I should also mention national courts, which could perhaps be persuaded to get involved if parties use them to challenge the jurisdiction of the UPC. However, my suspicion is that they will be reluctant to get involved, especially as doing so could easily end up with them reaching decisions that seriously damage the Commission’s shiny new toy.
Remember, where there is a will there is a way … and where there is a political will, then there is often no way for dissenters to turn the tide.
That a reference to London has become obsolete is one thing,
That France, Germany and Italy have agreed on a distribution of tasks is another one.
What about the legality of the decision of the presidium provisionally allocating the duties meant for London to Paris and Munich.
Furthermore, Art 87(2) UPCA has never been designed in order to overcome the problems of Brexit.
This is the more so since the UPCA does not contain an exit clause, contrary to the EPC
it seems to me that here someone is only hoping that the UPC proves to be the original sin and the origin of all evil, no matter for whatever reason or technicality, and, I suspect, as an indirect proof of the incapacity and illegality of the EPO and its higher bodies, a sort of war, under a different guise, conducted by some examiners against their employer: are these the same ones (a minority!) who should rather think first about their work and professionality which is, as seen as from the other side, not always very “lawful”?
Eh?
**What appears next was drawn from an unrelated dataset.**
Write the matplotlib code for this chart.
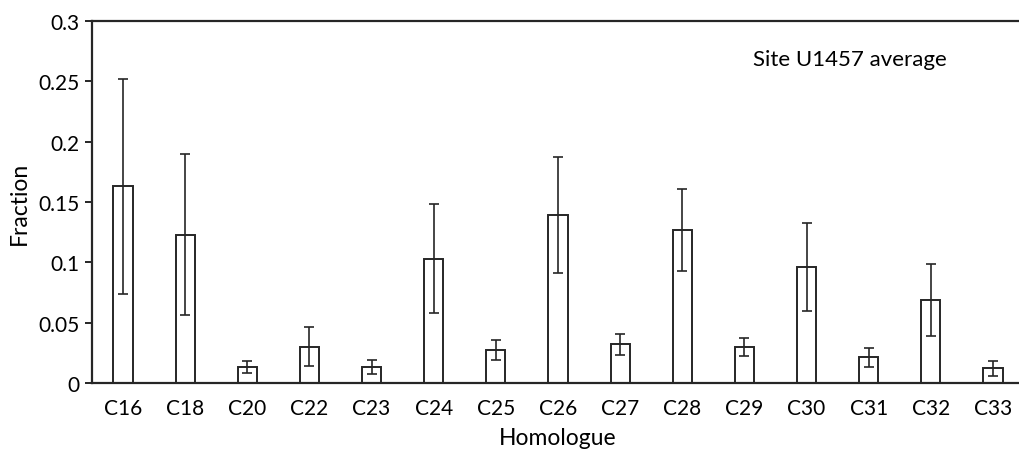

I’m sorry, but you will have to explain to me the relevance of your comment to the comments of others on this thread. We all have our hobby horses, but need to be careful not to mount them at inappropriate moments … or to cast spurious allegations once mounted.
As I have previously commented, international law is the realm where the rule of law and democratic accountability goes to die. There are plenty of examples to back this up, which examples include not only the EPO but also WIPO … plus plenty of other organisations that have nothing to do with IP. Indeed, from my observations over the decades, it seems to me that it is only the limits VOLUNTARILY imposed by those running (or overseeing) them and/or concerted push-back from a majority of the signatory states that can prevent international organisations from going completely off the rails. On the other hand, where there has been “regulatory capture”, it seems to me that the organisations in question are at particular risk of breaching the rule of law in order to achieve desired objectives.
The UPC as currently constituted needs to be viewed in this context. Thus, whilst certain obvious (legal / democratic) deficiencies might not seem so serious at this stage, the clear absence of effective guardrails should be of concern to all of us.
Dear law sniffer,
Accusing some EPO examiners to act against their employer is really far fetched, or are you part or acquainted with EPO’s upper management to come up with such a statement?
You might not be aware of it, but it is rather the contrary. Production/productivity targets are continuously increasing and training time has been reduced by a third. IPQC has shown a deterioration of the quality of the work delivered by the EPO. Mainly due to the excessive production pressure.
If you would like to be treated like this, why do you not apply for a job at the EPO?
In the negative, you should refrain from coming up with such sweeping statements.
The UPC has no influence at all on the work of an examiner. The grant procedure is independent from requesting after grant, a EP with or without unitary effect.
This is a further proof that what you claim does not correspond to any tangible reality!
The UPC is by no means the original sin, but the r
Exult of heavy lobbying by industrial circles and internationally active lawyer firms.
The excuse of SMEs who would profit from the system, which helped pushing through the UP/UPC, has burst like any soap burst would do!